現在では、約8万人以上ものユーザーがゲリラ豪雨防衛隊に参加。ユーザーのレポートとウェザーニュース独自のレーダーを通じ、予測不可能と言われたゲリラ豪雨を90%以上の捕捉率で予測できるまでになり、「ゲリラ豪雨メール」利用者に対して事前送信できるようになったという。
「参加者が増えるほど、情報の精度は上がる。ユーザーの使命感ややる気を喚起する仕組み作りで、すべての人に役に立つ情報を届けられる」(大木氏)。
ゲリラ豪雨防衛隊同様のユーザー参加のサービスとして、「10分天気予報」がある。ユーザーは、現在地の天気の情報を通知すると、その先10分ごとの天気情報を受け取れる。「ユーザー個人の予報通知によって、となり町の10分天気予報に役に立つ小さな貢献ができる」と語り、ユーザーの投稿が他のユーザーに役に立つ仕組みを構築している。

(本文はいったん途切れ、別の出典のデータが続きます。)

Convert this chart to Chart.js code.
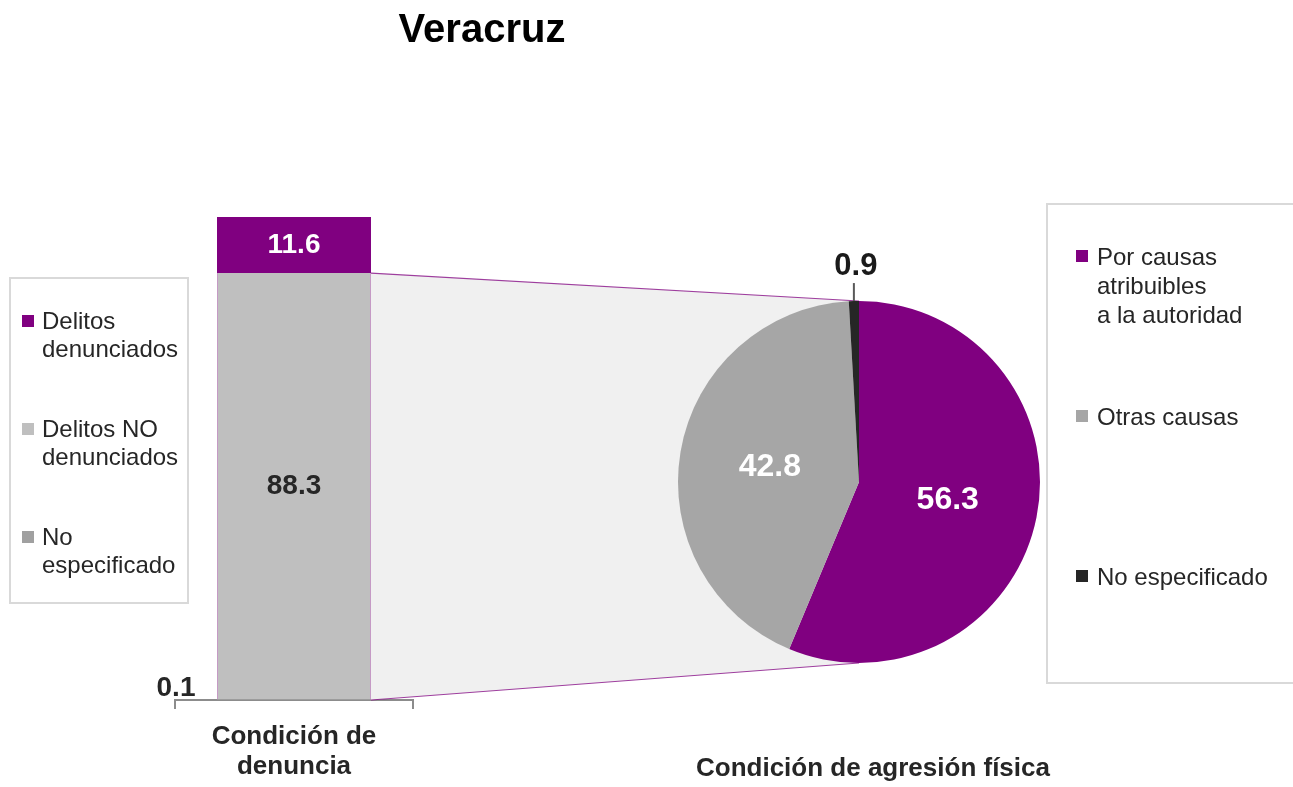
<!DOCTYPE html>
<html>
<head>
<meta charset="utf-8">
<script src="https://cdn.jsdelivr.net/npm/chart.js@4.4.1/dist/chart.umd.min.js"></script>
<style>
  body { margin: 0; background: #fff; font-family: "Liberation Sans", Arial, sans-serif; color: #262626; }
  #wrap { position: relative; width: 1293px; height: 787px; overflow: hidden; }
  #wrap canvas { position: absolute; left: 0; top: 0; }
  #title { position: absolute; left: 0; top: 8px; width: 964px; text-align: center; font-size: 40px; line-height: 40px; font-weight: bold; color: #000; }
  #pieTitle { position: absolute; left: 673px; top: 752px; width: 400px; text-align: center; font-size: 26px; line-height: 30px; font-weight: bold; }
  .legend { position: absolute; border: 2px solid #d9d9d9; background: #fff; box-sizing: border-box; }
  .legend .item { position: relative; white-space: pre-line; }
  .legend .box { position: absolute; width: 12px; height: 12px; }
  #barLegend { left: 9px; top: 277px; width: 180px; height: 327px; padding: 28px 0 0 31px; font-size: 24px; line-height: 28px; }
  #barLegend .item { height: 108px; }
  #barLegend .box { left: -20px; top: 8px; }
  #pieLegend { left: 1046px; top: 203px; width: 270px; height: 481px; padding: 37px 0 0 49px; font-size: 24px; line-height: 29px; }
  #pieLegend .item { height: 160px; }
  #pieLegend .box { left: -21px; top: 8px; }
</style>
</head>
<body>
<div id="wrap">
  <canvas id="barChart" width="1293" height="830"></canvas>
  <canvas id="pieChart" width="1293" height="830"></canvas>
  <div id="title"></div>
  <div id="pieTitle"></div>
  <div class="legend" id="barLegend"></div>
  <div class="legend" id="pieLegend"></div>
</div>
<script>
const chartTitle = "Veracruz";
const barCategory = [["Condición de", "denuncia"]];
const barSeries = ["Delitos denunciados", "Delitos NO denunciados", "No especificado"];
const barValues = [11.6, 88.3, 0.1];
const barLegendText = ["Delitos\ndenunciados", "Delitos NO\ndenunciados", "No\nespecificado"];

const pieCategories = ["Por causas atribuibles a la autoridad", "Otras causas", "No especificado"];
const pieValues = [56.3, 42.8, 0.9];
const pieLegendText = ["Por causas\natribuibles\na la autoridad", "Otras causas", "No especificado"];
const pieAxisTitle = "Condición de agresión física";

const barColors = ["#800080", "#bfbfbf", "#a0a0a0"];
const pieColors = ["#800080", "#a6a6a6", "#262626"];
const FONT = "'Liberation Sans', Arial, sans-serif";

document.getElementById("title").textContent = chartTitle;
document.getElementById("pieTitle").textContent = pieAxisTitle;

function buildLegend(id, texts, colors) {
  const el = document.getElementById(id);
  texts.forEach((t, i) => {
    const item = document.createElement("div");
    item.className = "item";
    const box = document.createElement("span");
    box.className = "box";
    box.style.background = colors[i];
    item.appendChild(box);
    item.appendChild(document.createTextNode(t));
    el.appendChild(item);
  });
}
buildLegend("barLegend", barLegendText, barColors);
buildLegend("pieLegend", pieLegendText, pieColors);

// etiquetas del pastel
const pieLabels = {
  id: "pieLabels",
  afterDatasetsDraw(chart) {
    const ctx = chart.ctx;
    const meta = chart.getDatasetMeta(0);
    ctx.save();
    ctx.textAlign = "center";
    ctx.textBaseline = "middle";
    meta.data.forEach((arc, i) => {
      const v = pieValues[i];
      const mid = (arc.startAngle + arc.endAngle) / 2;
      if (v < 5) {
        const x = arc.x + Math.cos(mid) * arc.outerRadius;
        const y0 = arc.y + Math.sin(mid) * arc.outerRadius;
        ctx.strokeStyle = "#595959";
        ctx.lineWidth = 2;
        ctx.beginPath();
        ctx.moveTo(x, y0);
        ctx.lineTo(x, y0 - 18);
        ctx.stroke();
        ctx.fillStyle = "#1a1a1a";
        ctx.font = "bold 31px " + FONT;
        ctx.fillText(v.toFixed(1), x + 2, y0 - 35);
      } else {
        const r = arc.outerRadius * 0.5;
        ctx.fillStyle = "#fff";
        ctx.font = "bold 32px " + FONT;
        ctx.fillText(v.toFixed(1), arc.x + Math.cos(mid) * r, arc.y + Math.sin(mid) * r);
      }
    });
    ctx.restore();
  }
};

const pieChart = new Chart(document.getElementById("pieChart"), {
  type: "pie",
  data: {
    labels: pieCategories,
    datasets: [{ data: pieValues, backgroundColor: pieColors, borderWidth: 0 }]
  },
  options: {
    responsive: false,
    animation: false,
    layout: { padding: { left: 678, right: 253, top: 301, bottom: 167 } },
    plugins: { legend: { display: false }, tooltip: { enabled: false } }
  },
  plugins: [pieLabels]
});

// zona gris que une la barra con el pastel
const connector = {
  id: "connector",
  beforeDatasetsDraw(chart) {
    const arc = pieChart.getDatasetMeta(0).data[0];
    const cx = arc.x, cy = arc.y, r = arc.outerRadius;
    const gray = chart.getDatasetMeta(1).data[0];
    const right = gray.x + gray.width / 2;
    const top = gray.y;
    const bottom = chart.getDatasetMeta(0).data[0].base;
    const ctx = chart.ctx;
    ctx.save();
    ctx.fillStyle = "#f0f0f0";
    ctx.beginPath();
    ctx.moveTo(right, top);
    ctx.lineTo(cx, cy - r);
    ctx.lineTo(cx, cy + r);
    ctx.lineTo(right, bottom);
    ctx.closePath();
    ctx.fill();
    ctx.strokeStyle = "rgba(128,0,128,0.75)";
    ctx.lineWidth = 1.2;
    ctx.beginPath();
    ctx.moveTo(right, top);
    ctx.lineTo(cx, cy - r);
    ctx.moveTo(right, bottom);
    ctx.lineTo(cx, cy + r);
    ctx.stroke();
    ctx.restore();
  }
};

// etiquetas de la barra
const barLabels = {
  id: "barLabels",
  afterDatasetsDraw(chart) {
    const ctx = chart.ctx;
    ctx.save();
    ctx.textAlign = "center";
    ctx.textBaseline = "middle";
    chart.data.datasets.forEach((ds, i) => {
      const el = chart.getDatasetMeta(i).data[0];
      const v = ds.data[0];
      ctx.font = "bold 28px " + FONT;
      if (v < 5) {
        ctx.fillStyle = "#262626";
        ctx.fillText(v.toFixed(1), el.x - el.width / 2 - 41, el.base - 12);
      } else {
        ctx.fillStyle = ds.backgroundColor === "#800080" ? "#fff" : "#262626";
        ctx.fillText(v.toFixed(1), el.x, (el.y + el.base) / 2);
      }
    });
    ctx.restore();
  }
};

const stackOrder = [2, 1, 0]; // de abajo hacia arriba
const barChart = new Chart(document.getElementById("barChart"), {
  type: "bar",
  data: {
    labels: barCategory,
    datasets: stackOrder.map(i => ({
      label: barSeries[i],
      data: [barValues[i]],
      backgroundColor: barColors[i],
      borderColor: i === 1 ? "#c59ac5" : barColors[i],
      borderWidth: i === 1 ? { left: 1, right: 1, top: 0, bottom: 0 } : 0,
      borderSkipped: false,
      categoryPercentage: 1,
      barPercentage: 0.647
    }))
  },
  options: {
    responsive: false,
    animation: false,
    layout: { padding: { left: 175, right: 880, top: 217, bottom: 35 } },
    scales: {
      x: {
        stacked: true,
        offset: true,
        grid: { display: true, offset: true, drawOnChartArea: false, tickLength: 9, color: "#8c8c8c", lineWidth: 2 },
        border: { display: true, color: "#8c8c8c", width: 2 },
        ticks: { color: "#262626", padding: 13, font: { family: FONT, size: 26, weight: "bold", lineHeight: 1.154 } }
      },
      y: { stacked: true, min: 0, max: 100, display: false }
    },
    plugins: { legend: { display: false }, tooltip: { enabled: false } }
  },
  plugins: [connector, barLabels]
});
</script>
</body>
</html>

2004年から開始した「花粉プロジェクト」は、全国の一般家庭や医療機関、企業や学校などの約1000カ所に「ポールンロボ」という花粉観測機を設置し、リアルタイムに花粉を観測。そのデータや花粉の症状に関するレポートをもとに、1時間ごとの花粉予測や対策情報を提供している。また、花粉の他にも気温や湿度、気圧などを計測している。2014年で10年目となる同プロジェクトは、蓄積されたデータを参考に、より詳細な花粉予測や症状から最適な花粉対策を行う花粉対策サービスを提供するまでに成長した。
花粉プロジェクトの成果として、東日本大震災の影響による夏の電力供給不足対策として、冷蔵を使用するよりも窓を開けて外気を活用することを推奨する「ひらけ!窓メール」といった試みもなされた。同サービスは、ポールンロボを活用して室内の気温や湿度を計測し、室内環境や外気の関係、全国3000カ所の気象観測の気温データと体感などを分析し、窓を開けるよう促すサービスだ。ほかにも、花粉センサーでほこりや黄砂なども観測できるため、九州や西日本地区におけるPM2.5のリアルタイム観測にも役立てているという。
「ひらけ!窓メールなど、電力不足をウェザーニューズなりの方法で貢献できることも分かった。今後は、予報だけではなく、新しいライフスタイルを提供するサービスを作っていきたい」(大木氏)。
ウェザーニューズは、海外展開にも力を入れ始めている。グローバルアプリの「Sunnycomb」をリリースし、世界中のウェザーリポーターから空模様を集め、地球全体の天気の予報を目指している。大木氏は、世界中の天気ギークコミュニティを形成し、世界の人たちにライフスタイルや健康を提供していきたいと話す。
「グローバル展開に向けて、新興国を中心に、独自インフラや市販デバイス等を利用した観測・感測網の活用が鍵だと考えている。目指すは全世界70億人の気象インフラ」(大木氏)。
IoTにむけたこれからの時代について大木氏は「気象と市場においてはIoT with Human Perception、 つまり人の五感こそが重要な意味を持ってくる。人の感覚をどのように活用するかだ」と語った。